Hours pass, and the dog enters the house, eating pieces of Gerald's corpse. A hallucination of Gerald taunts the helpless Jessie about their strained marriage and his erectile dysfunction. Dehydrated and fatigued, Jessie also hallucinates a more self-assured version of herself, who explains things about her and Gerald that she never had the courage to acknowledge. The hallucinations trigger her to remember a glass of water Gerald left on the shelf above the bed, which she reaches.

Night falls, and a deformed figure with a bag of human bones and trinkets briefly appears in the bedroom. Gerald suggests that this "Moonlight Man" is Death waiting to take Jessie, but the dog's reaction and a bloody footprint leave her unsure whether he is another hallucination. Gerald calls Jessie "Mouse," her father's nickname for her, triggering her memory of a family vacation during a solar eclipse: alone with twelve-year-old Jessie, her father coaxed her to sit on his lap, masturbating while she watched the eclipse, then manipulated her into pretending the assault never happened.

Forced to accept that she continued this cycle of repressed sexual trauma in her unhappy marriage, Jessie dreams that the Moonlight Man is licking her foot. She wakes up to find that it is the hungry dog, which Gerald points out will soon try to eat her. He explains how long it will take for her body to be discovered and warns that the Moonlight Man will be back for her after dark. In a dream, Jessie is confronted by her childhood self, who cut her hand on a glass shortly after the assault.
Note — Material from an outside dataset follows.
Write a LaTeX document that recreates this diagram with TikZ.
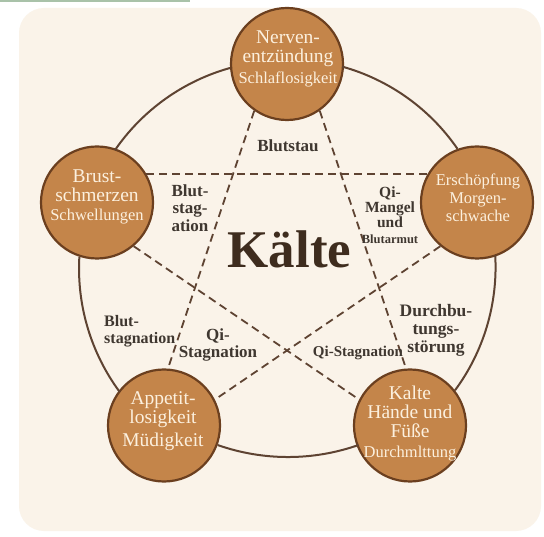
\documentclass[tikz,border=0pt]{standalone}
\usepackage{fontspec}
\setmainfont{Liberation Serif}
\definecolor{panel}{HTML}{FAF3E9}
\definecolor{nodefill}{HTML}{C4854A}
\definecolor{nodeedge}{HTML}{6B3F1F}
\definecolor{nodetext}{HTML}{FCF0DE}
\definecolor{ringcol}{HTML}{5E4332}
\definecolor{labelcol}{HTML}{3F3730}
\definecolor{titlecol}{HTML}{3E2C1E}
\definecolor{stripcol}{HTML}{A9C2A9}
\newcommand\smalltxt[1]{{\fontsize{16.5}{16}\selectfont #1}}
\begin{document}
\begin{tikzpicture}[x=1pt,y=1pt,
  bubble/.style={circle, minimum size=112pt, inner sep=0pt, fill=nodefill, draw=nodeedge, line width=2.2pt},
  btext/.style={text=nodetext, align=center, font=\fontsize{19.5}{19}\selectfont, inner sep=0pt},
  lbl/.style={text=labelcol, align=center, font=\bfseries\fontsize{17}{17.5}\selectfont, inner sep=0pt},
  ring/.style={draw=ringcol, line width=2pt},
  dashline/.style={draw=ringcol, line width=1.8pt, dash pattern=on 8pt off 5pt}]
\useasboundingbox (0,0) rectangle (544,536);
\fill[white] (0,0) rectangle (544,536);
\fill[stripcol] (0,534) rectangle (190,536);
\fill[panel, rounded corners=25pt] (19,5) rectangle (541,528);

% circles
\node[bubble] (T)  at (287,472) {};
\node[bubble] (L)  at (97,333.5) {};
\node[bubble] (R)  at (477,333.5) {};
\node[bubble] (BL) at (164,110.5) {};
\node[bubble] (BR) at (410,110.5) {};

% ring arcs
\draw[ring] (T.184) arc[start angle=105.6, end angle=145.45, radius=207.5];
\draw[ring] (L.252) arc[start angle=176.75, end angle=216.44, radius=207.5];
\draw[ring] (BL.340) arc[start angle=250.65, end angle=289.35, radius=212.5];
\draw[ring] (BR.38) arc[start angle=323.56, end angle=363.25, radius=207.5];
\draw[ring] (R.110) arc[start angle=34.55, end angle=74.4, radius=207.5];

% dashed star
\draw[dashline] (T.235) -- (BL.86);
\draw[dashline] (T.305) -- (BR.94);
\draw[dashline] (L.30) -- (R.150);
\draw[dashline] (L.310) -- (BR.153);
\draw[dashline] (R.230) -- (BL.27);

% node texts
\node[btext] (Tt) at (288,477) {Nerven-\\entzündung\\[2pt]\smalltxt{Schlaflosigkeit}};
\node[btext] (Lt) at (97,339) {Brust-\\schmerzen\\\smalltxt{Schwellungen}};
\node[btext, font=\fontsize{16.5}{18}\selectfont] (Rt) at (478,338) {Erschöpfung\\Morgen-\\schwache};
\node[btext] (BLt) at (163,115) {Appetit-\\losigkeit\\[4pt]Müdigkeit};
\node[btext] (BRt) at (410,112) {Kalte\\Hände und\\Füße\\[1pt]\smalltxt{Durchmlttung}};

% title
\node[text=titlecol, font=\bfseries\fontsize{53}{53}\selectfont, inner sep=0pt] (title) at (289.5,286.5) {Kälte};

% labels
\node[lbl] (l1) at (288,390) {Blutstau};
\node[lbl] (l2) at (190,328) {Blut-\\stag-\\ation};
\node[lbl, font=\bfseries\fontsize{15.5}{15}\selectfont] (l3) at (390,321) {Qi-\\Mangel\\und\\[1pt]{\fontsize{12.5}{12}\selectfont Blutarmut}};
\node[lbl, font=\bfseries\fontsize{16}{17}\selectfont, align=left, anchor=west] (l4) at (104,205) {Blut-\\stagnation};
\node[lbl, font=\bfseries\fontsize{17}{17}\selectfont] (l5) at (218,191.5) {Qi-\\Stagnation};
\node[lbl, font=\bfseries\fontsize{15}{15}\selectfont] (l6) at (358,183) {Qi-Stagnation};
\node[lbl, font=\bfseries\fontsize{17.5}{18}\selectfont] (l7) at (436,205.5) {Durchbu-\\tungs-\\störung};
\end{tikzpicture}
\end{document}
Determined to escape, Jessie breaks the water glass and cuts her wrist, lubricating the cuff with her own blood and degloving her hand to slip free. She reaches the handcuff key, unlocking her other hand and bandaging her wrist, but passes out. Waking up in the dark beside Gerald’s mutilated corpse, a delirious Jessie confronts the Moonlight Man and gives him her wedding ring for his bag of trinkets. She drives away but hallucinates the eclipse and the Moonlight Man in the backseat; after he whispers "Mouse" in her ear, she crashes the car and is rescued by neighbors.

Six months later, Jessie writes a letter to her twelve-year-old self. Using Gerald’s life insurance to start a foundation for fellow victims of sexual abuse, she is haunted by nightly visions of the Moonlight Man and is disturbed that the police search of the lake house never recovered her ring. News reports reveal that the Moonlight Man is actually Raymond Andrew Joubert, a necrophiliac grave robber and serial killer with acromegaly who has finally been caught; he mutilated Gerald’s body for his collection of grisly trophies but spared Jessie.

Jessie arrives at court as Joubert is being arraigned. He breaks free of his handcuffs and mocks her, saying, "You're not real, you're only made of moonlight." Seeing Gerald and her father in him, she tells him, "You're so much smaller than I remember," and leaves in triumph.

== Cast ==
- Carla Gugino as Jessie Burlingame
  - Chiara Aurelia as "Mouse" (Young Jessie)
- Bruce Greenwood as Gerald Burlingame, Jessie's husband
- Carel Struycken as "Moonlight Man" / Raymond Andrew Joubert
- Henry Thomas as Tom, Jessie's father
- Kate Siegel as Sally, Jessie's mother
- Adalyn Jones as Maddie, Jessie's sister
- Bryce Harper as James, Jessie's brother

==Production==
===Development===
On May 19, 2014, Deadline Hollywood reported that Mike Flanagan had been set to direct a film adaptation of Stephen King's suspense thriller novel Gerald's Game, scripted by Jeff Howard. Trevor Macy produced the film through Intrepid Pictures.

In an interview with Rue Morgue in September 2016, Flanagan stated that the film adaptation would be released by Netflix.

===Casting===
Carla Gugino and Bruce Greenwood were cast to play Jessie and Gerald Burlingame, along with Henry Thomas, Carel Struycken, Kate Siegel, and Chiara Aurelia.

===Filming===
Principal photography on the film began on October 17, 2016, in Mobile, Alabama.

==Release==
The film was released on September 29, 2017, by Netflix.

==Critical reception==
Gerald's Game received positive reviews from critics. On review aggregator site Rotten Tomatoes, the film holds an approval rating of 91% based on 81 reviews, with an average rating of 7.60/10. The website's critics consensus states, "Carla Gugino carries Gerald's Games small-scale suspense with a career-defining performance." At Metacritic, which uses a weighted average, the film has a score of 77 out of 100 based on 12 critics, indicating "generally favorable" reviews. Brian Tallerico of RogerEbert.com gave it a 3/4 star rating, praising Gugino and Greenwood's performances and Flanagan's direction. Stephen King called the film "hypnotic, horrifying and terrific" after watching the rough cut.